Demander aux élèves d’avancer les frais, faire miroiter un emploi quasiment assuré… Autant de pratiques “loin d’être marginales” dans le milieu des écoles de pilotes, affirme Bernard Garineau.

“Les écoles affichent des partenariats avec des compagnies aériennes, mais c’est complètement illusoire. On embauche s’il y a des besoins, il n’y a rien d’établi, au mieux on vous garantit que votre CV sera examiné, et encore”, décrit cet ancien militaire.

“La clientèle (des écoles) est jeune, passionnée, ce sont des gens influençables”, explique Thierry Auriol, du Syndicat national des pilotes de ligne (SNPL), qui appelle régulièrement à se méfier de certaines formations privées.

– “Pratiques choquantes” –

Pilote, “c’est un métier où on est à 15% de chômage et ce de manière résiduelle”, explique-t-il. Encore plus actuellement où, en raison de la pandémie, “des pilotes français sans emploi avec des qualifications et des heures de vol longues comme le bras, il y en a des centaines”.
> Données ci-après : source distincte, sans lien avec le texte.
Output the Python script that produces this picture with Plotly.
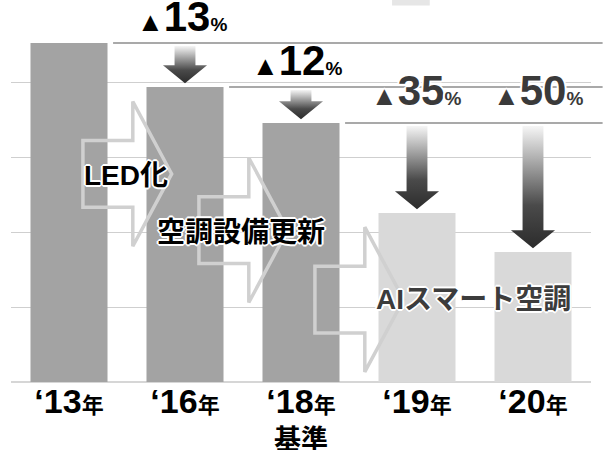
import plotly.graph_objects as go

# ---- data ----
years = ["13", "16", "18", "19", "20"]
values = [90.4, 78.7, 69.1, 45.1, 34.7]          # index
reduction_pct = [None, 13, 12, 35, 50]            # ▲ reduction labels
reduction_ref = [None, 0, 1, 2, 2]                # compared against this year
measures = ["LED化", "空調設備更新", "AIスマート空調"]
measure_center_y = [55.5, 40.5, 22.0]
base_label = "基準"
base_index = 2

DARK_BAR = "#a3a3a3"
LIGHT_BAR = "#d9d9d9"
FONT = "Liberation Sans, Arial, Noto Sans CJK JP, sans-serif"
CJK = "Noto Sans CJK JP, sans-serif"
OUTLINE = "-1px -1px 0 #fff, 1px -1px 0 #fff, -1px 1px 0 #fff, 1px 1px 0 #fff, 0 2px 0 #fff, 0 -2px 0 #fff, 2px 0 0 #fff, -2px 0 0 #fff"

xs = list(range(len(years)))
bar_colors = [DARK_BAR if i <= base_index else LIGHT_BAR for i in xs]

fig = go.Figure()
fig.add_trace(go.Bar(x=xs, y=values, marker=dict(color=bar_colors, line=dict(width=0)),
                     width=0.664, hoverinfo="skip", showlegend=False))

shapes = []
annotations = []

# reference lines (level of compared year) and gradient down-arrows
drawn_refs = set()
for i in xs:
    r = reduction_ref[i]
    if r is None:
        continue
    if r not in drawn_refs:
        drawn_refs.add(r)
        shapes.append(dict(type="line", xref="paper", yref="y",
                           x0=(r + 0.38 + 0.5) / len(xs), x1=1.02,
                           y0=values[r], y1=values[r],
                           line=dict(color="#8c8c8c", width=1.5), layer="above"))
    top = values[r] - 0.8
    tip = values[i] + 1.0
    head = tip + 4.8
    sw, hw = 0.09, 0.19
    ax = [i - sw, i + sw, i + sw, i + hw, i, i - hw, i - sw, i - sw]
    ay = [top, top, head, head, tip, head, head, top]
    fig.add_trace(go.Scatter(x=ax, y=ay, mode="lines", fill="toself",
                             line=dict(width=0, color="rgba(0,0,0,0)"),
                             fillgradient=dict(type="vertical", start=tip, stop=top,
                                               colorscale=[[0, "#2c2c2c"], [0.35, "#4a4a4a"], [1, "#f6f6f6"]]),
                             hoverinfo="skip", showlegend=False))
    # percentage label
    dark = i <= base_index
    col = "#000000" if dark else "#3a3a3a"
    yshift = 1 if dark else 7
    xshift = {1: -3, 2: -4, 3: -1, 4: 5}[i]
    annotations.append(dict(
        x=i, y=values[r], xref="x", yref="y", xanchor="center", yanchor="bottom",
        yshift=yshift, xshift=xshift, showarrow=False,
        text=f"<span style='font-size:27px'>▲</span>{reduction_pct[i]}<span style='font-size:19px'>%</span>",
        font=dict(family=FONT, size=42, color=col, weight="bold", shadow=OUTLINE)))

# big outlined arrows for measures (between consecutive years)
for k, name in enumerate(measures):
    i = k
    cy = measure_center_y[k]
    x_s, x_h, x_t = i + 0.12, i + 0.55, i + 0.885
    sh, hh = 8.9, 19.3
    path = (f"M {x_s} {cy - sh} L {x_h} {cy - sh} L {x_h} {cy - hh} L {x_t} {cy} "
            f"L {x_h} {cy + hh} L {x_h} {cy + sh} L {x_s} {cy + sh} Z")
    shapes.append(dict(type="path", xref="x", yref="y", path=path,
                       line=dict(color="#d0d0d0", width=3.5), fillcolor="rgba(0,0,0,0)",
                       layer="above"))

label_pos = [(0.49, 55.0), (1.48, 40.0), (3.49, 22.0)]
label_col = ["#000000", "#000000", "#3c3c3c"]
for k, name in enumerate(measures):
    annotations.append(dict(x=label_pos[k][0], y=label_pos[k][1], xref="x", yref="y",
                            text=name, showarrow=False, xanchor="center", yanchor="middle",
                            font=dict(family=FONT, size=28, color=label_col[k], weight="bold",
                                      shadow=OUTLINE)))

# base label under '18
annotations.append(dict(x=base_index, y=-0.148, xref="x", yref="paper", text=base_label,
                        showarrow=False, xanchor="center", yanchor="middle",
                        font=dict(family=CJK, size=27, color="#000", weight="bold")))

# small cropped remnant at top
shapes.append(dict(type="rect", xref="paper", yref="paper", x0=0.657, x1=0.722,
                   y0=1.004, y1=1.03, line=dict(width=0), fillcolor="#e6e6e6", layer="below"))

ticktext = [f"‘{y}<span style='font-size:22px'>年</span>" for y in years]

fig.update_layout(
    width=606, height=450,
    margin=dict(l=11, r=15, t=7, b=68),
    paper_bgcolor="white", plot_bgcolor="white",
    shapes=shapes, annotations=annotations,
    xaxis=dict(range=[-0.5, 4.5], tickvals=xs, ticktext=ticktext, showgrid=False,
               zeroline=False, showline=False, ticks="", ticklabelstandoff=-4,
               tickfont=dict(family=FONT, size=34, color="#000", weight="bold")),
    yaxis=dict(range=[0, 100], dtick=20, showticklabels=False, gridcolor="#cfcfcf",
               gridwidth=1.2, zeroline=True, zerolinecolor="#d6d6d6", zerolinewidth=1.5,
               fixedrange=True),
)

fig.write_html("out.html")
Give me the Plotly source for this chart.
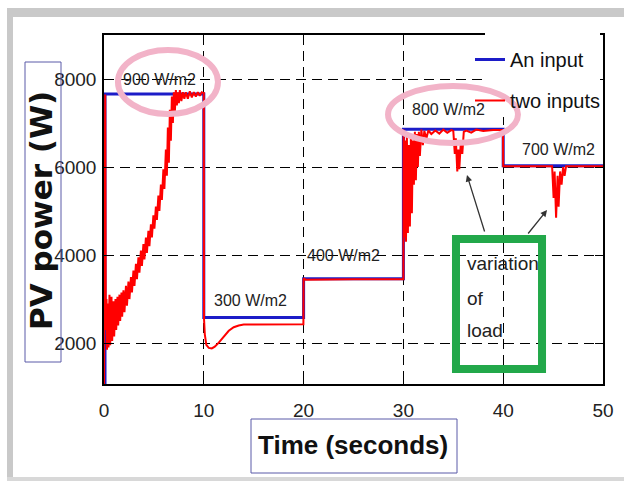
import plotly.graph_objects as go

# ---------------- data ----------------
x_ticks = [0, 10, 20, 30, 40, 50]
y_ticks = [2000, 4000, 6000, 8000]

# "An input" (blue) – step response
one_t = [0, 0.1, 0.1, 10, 10, 20, 20, 30, 30, 40, 40, 50]
one_p = [1000, 1000, 7660, 7660, 2580, 2580, 3460, 3460, 6860, 6860, 6030, 6030]

# "two inputs" (red)
two_t_a = [0.00, 0.05, 0.12, 0.18, 0.25, 0.30, 0.38, 0.45, 0.55, 0.62, 0.75, 0.82, 0.95, 1.02,
           1.15, 1.22, 1.35, 1.42, 1.55, 1.62, 1.75, 1.82, 1.95, 2.05, 2.2, 2.3, 2.45, 2.55,
           2.7, 2.8, 2.95, 3.05, 3.2, 3.3, 3.45, 3.55, 3.7, 3.8, 3.95, 4.05, 4.2, 4.3, 4.45,
           4.55, 4.7, 4.8, 4.95, 5.05, 5.2, 5.3, 5.45, 5.55, 5.7, 5.8, 5.95, 6.05, 6.2, 6.3,
           6.4, 6.5, 6.6, 6.7, 6.8, 6.9, 7.0, 7.1, 7.2, 7.3, 7.4, 7.5, 7.6, 7.75, 7.9, 8.05,
           8.2, 8.4, 8.6, 8.8, 9.0, 9.2, 9.4, 9.6, 9.8, 9.98]
two_p_a = [1000, 7650, 7650, 2300, 3000, 1850, 2900, 1900, 3100, 1950, 3050, 2050, 2950, 2150,
           3000, 2300, 3050, 2400, 3100, 2500, 3150, 2600, 3200, 2700, 3300, 2850, 3400, 3000,
           3500, 3150, 3650, 3300, 3800, 3450, 3950, 3600, 4100, 3750, 4250, 3900, 4400, 4050, 4550,
           4200, 4700, 4400, 4900, 4600, 5100, 4800, 5350, 5000, 5600, 5250, 5950, 5500, 6400, 5800,
           6900, 6100, 7300, 6600, 7600, 7000, 7700, 7250, 7750, 7400, 7700, 7450, 7750, 7500, 7700, 7550,
           7700, 7550, 7720, 7580, 7700, 7600, 7700, 7620, 7700, 7680]
two_t_b = [10.0, 10.02, 10.1, 10.25, 10.5, 10.8, 11.1, 11.5, 12.0, 12.5, 13.0, 13.5, 14.0, 17.0, 19.98]
two_p_b = [7680, 2560, 2200, 1960, 1890, 1880, 1920, 2010, 2150, 2280, 2360, 2400, 2420, 2430, 2430]
two_t_c = [20.0, 20.2, 25.0, 29.98]
two_p_c = [3470, 3440, 3450, 3450]
two_t_d = [30.0, 30.02, 30.1, 30.18, 30.26, 30.35, 30.45, 30.55, 30.65, 30.75, 30.85, 30.95, 31.05,
           31.15, 31.25, 31.35, 31.45, 31.55, 31.65, 31.8, 31.95, 32.1, 32.3, 32.5, 32.8, 33.2,
           33.6, 34.0, 34.4, 34.8, 35.0, 35.15, 35.25, 35.4, 35.5, 35.6, 35.75, 35.9, 36.05,
           36.3, 36.8, 37.3, 38.0, 39.0, 39.98]
two_p_d = [3450, 6850, 4400, 6600, 4300, 6700, 4500, 6500, 4650, 6700, 4950, 6600, 5600,
           6800, 5700, 6750, 6000, 6800, 6250, 6850, 6500, 6820, 6650, 6830, 6750, 6830,
           6760, 6850, 6780, 6840, 6820, 6300, 6650, 5900, 6400, 5950, 6550, 6300, 6800,
           6830, 6780, 6850, 6820, 6840, 6840]
two_t_e = [40.0, 44.9, 45.05, 45.15, 45.3, 45.45, 45.55, 45.7, 45.85, 46.0, 46.15, 46.3, 50.0]
two_p_e = [6020, 6020, 5300, 5900, 4850, 5800, 5100, 5900, 5600, 6000, 5800, 6020, 6020]

two_t = two_t_a + two_t_b + two_t_c + two_t_d + two_t_e
two_p = two_p_a + two_p_b + two_p_c + two_p_d + two_p_e

series_names = ["An input", "two inputs"]
irr_labels = ["900 W/m2", "300 W/m2", "400 W/m2", "800 W/m2", "700 W/m2"]
irr_t = [5.6, 14.7, 24.0, 34.5, 45.5]
irr_p = [8000, 2960, 4000, 7310, 6390]
note_lines = ["variation", "of", "load"]

# ---------------- styling ----------------
SANS = "Liberation Sans, Arial, sans-serif"
W, H = 624, 485
L, R, T, B = 104, 21, 35, 101
PW, PH = W - L - R, H - T - B


def px(xp):
    return (xp - L) / PW


def py(yp):
    return (H - B - yp) / PH


fig = go.Figure()
fig.add_trace(go.Scatter(x=one_t, y=one_p, mode="lines", name=series_names[0],
                         legendgroup="a", line=dict(color="#1c1cc8", width=3)))
fig.add_trace(go.Scatter(x=two_t, y=two_p, mode="lines", name=series_names[1],
                         legendgroup="b", line=dict(color="#ff0000", width=2)))

shapes = []
# grey frame of the scanned figure
shapes.append(dict(type="rect", xref="paper", yref="paper", x0=px(8), x1=px(624), y0=py(17), y1=py(8),
                   fillcolor="#c9c9c9", line=dict(width=0), layer="below"))
shapes.append(dict(type="rect", xref="paper", yref="paper", x0=px(7), x1=px(13), y0=py(479), y1=py(8),
                   fillcolor="#c9c9c9", line=dict(width=0), layer="below"))
shapes.append(dict(type="rect", xref="paper", yref="paper", x0=px(7), x1=px(624), y0=py(481), y1=py(477),
                   fillcolor="#d8d8d8", line=dict(width=0), layer="below"))
# white patch behind the legend
shapes.append(dict(type="rect", xref="paper", yref="paper", x0=px(485), x1=px(600), y0=py(117), y1=py(32),
                   fillcolor="white", line=dict(width=0), layer="above"))
# axis-title boxes
shapes.append(dict(type="rect", xref="paper", yref="paper", x0=px(25), x1=px(61), y0=py(362), y1=py(62),
                   line=dict(color="#5a5aa8", width=1)))
shapes.append(dict(type="rect", xref="paper", yref="paper", x0=px(251), x1=px(457), y0=py(473), y1=py(419),
                   line=dict(color="#5a5aa8", width=1)))
# pink ellipses
shapes.append(dict(type="circle", xref="x", yref="y", x0=1.4, x1=11.42, y0=7205, y1=8660,
                   line=dict(color="#f2b3c8", width=6), layer="above"))
shapes.append(dict(type="circle", xref="x", yref="y", x0=28.46, x1=41.48, y0=6546, y1=7841,
                   line=dict(color="#f2b3c8", width=6), layer="above"))
# green box
shapes.append(dict(type="rect", xref="x", yref="y", x0=35.27, x1=43.89, y0=1409, y1=4364,
                   line=dict(color="#22a84a", width=8), layer="above"))

ann = []
for lab, t, p in zip(irr_labels, irr_t, irr_p):
    ann.append(dict(x=t, y=p, xref="x", yref="y", text=lab, showarrow=False,
                    font=dict(family=SANS, size=16, color="#222")))
for line_txt, p in zip(note_lines, [3818, 3023, 2295]):
    ann.append(dict(x=36.17, y=p, xref="x", yref="y", text=line_txt, showarrow=False,
                    xanchor="left", font=dict(family=SANS, size=19, color="#222")))
# arrows
ann.append(dict(x=36.37, y=5818, ax=38.18, ay=4500, xref="x", yref="y", axref="x", ayref="y",
                text="", showarrow=True, arrowhead=2, arrowsize=1, arrowwidth=1.3, arrowcolor="#333"))
ann.append(dict(x=44.39, y=5023, ax=42.38, ay=4455, xref="x", yref="y", axref="x", ayref="y",
                text="", showarrow=True, arrowhead=2, arrowsize=1, arrowwidth=1.3, arrowcolor="#333"))
# axis titles
ann.append(dict(x=px(41), y=py(211), xref="paper", yref="paper", text="<b>PV power (W)</b>",
                textangle=-90, showarrow=False, xanchor="center", yanchor="middle",
                font=dict(family="DejaVu Sans", size=31, color="#111")))
ann.append(dict(x=px(353), y=py(445), xref="paper", yref="paper", text="<b>Time (seconds)</b>",
                showarrow=False, xanchor="center", yanchor="middle",
                font=dict(family=SANS, size=26, color="#111")))

axis_common = dict(showline=True, linecolor="black", linewidth=1.5, mirror="ticks",
                   ticks="inside", ticklen=8, tickwidth=1.3, tickcolor="black",
                   showgrid=True, gridcolor="black", gridwidth=1.3, griddash="10px,6px",
                   zeroline=False, tickfont=dict(family=SANS, size=19, color="#222"))

fig.update_layout(
    width=W, height=H, margin=dict(l=L, r=R, t=T, b=B, autoexpand=False),
    paper_bgcolor="white", plot_bgcolor="white",
    xaxis=dict(range=[0, 50], tickvals=x_ticks, ticklabelstandoff=8, **axis_common),
    yaxis=dict(range=[1070, 9000], tickvals=y_ticks, ticklabelstandoff=2, **axis_common),
    shapes=shapes, annotations=ann,
    showlegend=True,
    legend=dict(x=px(470), y=py(40), xanchor="left", yanchor="top", bgcolor="rgba(0,0,0,0)",
                borderwidth=0, font=dict(family=SANS, size=20, color="#111"),
                traceorder="grouped", tracegroupgap=12, itemwidth=30),
)

fig.write_html("out.html")
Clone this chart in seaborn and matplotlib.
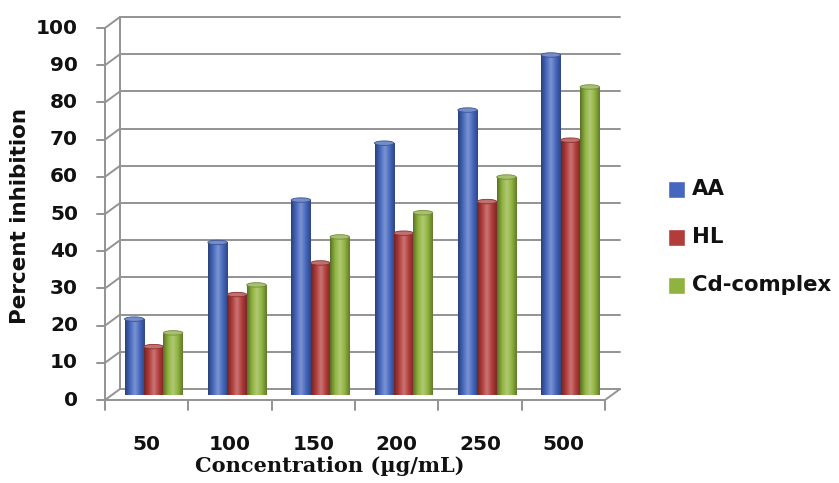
import numpy as np
import pandas as pd
import matplotlib
matplotlib.use("Agg")
import matplotlib.pyplot as plt
import seaborn as sns
from matplotlib.transforms import Affine2D
from matplotlib.lines import Line2D
from matplotlib.patches import Ellipse, Rectangle
from matplotlib.colors import LinearSegmentedColormap, to_rgb

# ---- data ----
concentrations = ["50", "100", "150", "200", "250", "500"]
series_names = ["AA", "HL", "Cd-complex"]
aa_values = [20.4, 41.0, 52.4, 67.7, 76.6, 91.4]
hl_values = [13.0, 27.0, 35.5, 43.5, 52.0, 68.5]
cd_values = [16.7, 29.6, 42.5, 49.0, 58.6, 82.8]
y_ticks = [0, 10, 20, 30, 40, 50, 60, 70, 80, 90, 100]

colors = ["#4567be", "#b13c3a", "#8fb33e"]

df = pd.DataFrame({
    "Concentration": concentrations * 3,
    "Series": sum([[s] * len(concentrations) for s in series_names], []),
    "Value": aa_values + hl_values + cd_values,
})

sns.set_theme(style="white")
plt.rcParams["font.family"] = ["DejaVu Sans"]

W, H = 839, 483
fig = plt.figure(figsize=(W / 100, H / 100), dpi=100)
# middle depth plane: x 112..612 px, y 395 (0) .. 23 (100)
ax = fig.add_axes([112 / W, (H - 395) / H, 500 / W, 372 / H])

sns.barplot(data=df, x="Concentration", y="Value", hue="Series",
            palette=colors, width=0.7, gap=0, saturation=1,
            edgecolor="none", ax=ax, legend=False, zorder=3)
for s in ax.spines.values():
    s.set_visible(False)
ax.set_xticks([])
ax.set_yticks([])
ax.set_xlabel("")
ax.set_ylabel("")

grid_col = "#939393"
back = ax.transData + Affine2D().translate(8, 6)
front = ax.transData + Affine2D().translate(-7, -5)
x0, x1 = -0.5, len(concentrations) - 0.5

# cylinder-like shading on bars
bar_cols = sum([[c] * len(concentrations) for c in colors], [])
for patch, col in zip(list(ax.patches), bar_cols):
    x, y = patch.get_x(), patch.get_y()
    w, h = patch.get_width(), patch.get_height()
    if h <= 0:
        continue
    base = np.array(to_rgb(col))
    dark = base * 0.62
    light = np.clip(base + (1 - base) * 0.3, 0, 1)
    cmap = LinearSegmentedColormap.from_list("c", [dark, base, light, base, dark * 1.1], N=256)
    grad = np.linspace(0, 1, 64).reshape(1, -1)
    im = ax.imshow(grad, extent=[x, x + w, y, y + h], aspect="auto",
                   cmap=cmap, zorder=4, interpolation="bicubic")
    im.set_clip_path(patch)
    ax.add_patch(Ellipse((x + w / 2, y + h), w, 1.2, facecolor=light * 0.95,
                         edgecolor=base * 0.8, lw=0.6, zorder=5))
ax.set_xlim(x0, x1)
ax.set_ylim(0, 100)

lw = 1.4
# back wall gridlines and left wall stubs
for v in y_ticks:
    ax.add_line(Line2D([x0, x1], [v, v], color=grid_col, lw=lw,
                       transform=back, zorder=1, clip_on=False))
    p_front = front.transform((x0, v))
    p_back = back.transform((x0, v))
    fig.add_artist(Line2D([p_front[0] / W, p_back[0] / W], [p_front[1] / H, p_back[1] / H],
                          color=grid_col, lw=lw, transform=fig.transFigure, zorder=1))
    fig.add_artist(Line2D([(p_front[0] - 8) / W, p_front[0] / W], [p_front[1] / H, p_front[1] / H],
                          color=grid_col, lw=lw, transform=fig.transFigure))
    fig.text((p_front[0] - 27) / W, p_front[1] / H, str(v), ha="right", va="center",
             fontsize=14.5, fontweight="bold", color="#111111")

ax.add_line(Line2D([x0, x0], [0, 100], color=grid_col, lw=lw, transform=back,
                   zorder=1, clip_on=False))
ax.add_line(Line2D([x0, x0], [0, 100], color=grid_col, lw=lw, transform=front,
                   zorder=6, clip_on=False))
ax.add_line(Line2D([x0, x1], [0, 0], color=grid_col, lw=lw, transform=front,
                   zorder=6, clip_on=False))
pf = front.transform((x1, 0))
pb = back.transform((x1, 0))
fig.add_artist(Line2D([pf[0] / W, pb[0] / W], [pf[1] / H, pb[1] / H],
                      color=grid_col, lw=lw, transform=fig.transFigure))

for i in range(len(concentrations) + 1):
    p = front.transform((i - 0.5, 0))
    fig.add_artist(Line2D([p[0] / W, p[0] / W], [p[1] / H, (p[1] - 10) / H],
                          color=grid_col, lw=lw, transform=fig.transFigure))
for i, c in enumerate(concentrations):
    p = front.transform((i, 0))
    fig.text(p[0] / W, (H - 445) / H, c, ha="center", va="center",
             fontsize=14.5, fontweight="bold", color="#111111")

fig.text(20 / W, (H - 216) / H, "Percent inhibition", rotation=90, ha="center",
         va="center", fontsize=15.5, fontweight="bold", color="#111111")
fig.text(330 / W, (H - 466) / H, "Concentration (µg/mL)", ha="center", va="center",
         fontsize=15, fontweight="bold", family="DejaVu Serif", color="#111111")

# legend
for k, (name, col) in enumerate(zip(series_names, colors)):
    yc = 189 + k * 48
    fig.patches.append(Rectangle((668 / W, (H - yc - 8.5) / H), 17 / W, 17 / H,
                                 facecolor=col, transform=fig.transFigure, figure=fig))
    fig.text(692 / W, (H - yc) / H, name, ha="left", va="center", fontsize=15.3,
             fontweight="bold", color="#111111")

fig.savefig("out.png", dpi=100, facecolor="white")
“Le SNPL a toujours encouragé les candidats à faire extrêmement attention car le rêve est là, mais pas la garantie de l’atteindre”, assure M. Auriol.

Airways College avait des “pratiques choquantes, comme beaucoup d’écoles”, affirme-t-il. L’école avait par exemple lancé un concours qui a indigné les élèves comme les professionnels du secteur. Il prévoyait de sélectionner douze candidats dont la formation, d’une valeur de 200.000 euros, serait entièrement offerte. Pour cela, il fallait présenter une vidéo, un dessin, une chanson pour faire “rayonner votre motivation” sans aucune compétence nécessaire en mathématiques et physique.

Une aberration économique pour beaucoup d’élèves ou d’anciens. “Ca nous semblait aussi très critiquable sur la façon de faire du recrutement”, avance Thierry Auriol.

Airways College a jusqu’au 1er juin pour trouver un repreneur. Ce dernier devra accepter de passer l’éponge sur huit millions d’euros de frais de formation déjà versés par les élèves, qui sont en attente d’obtenir ce pour quoi ils ont payé.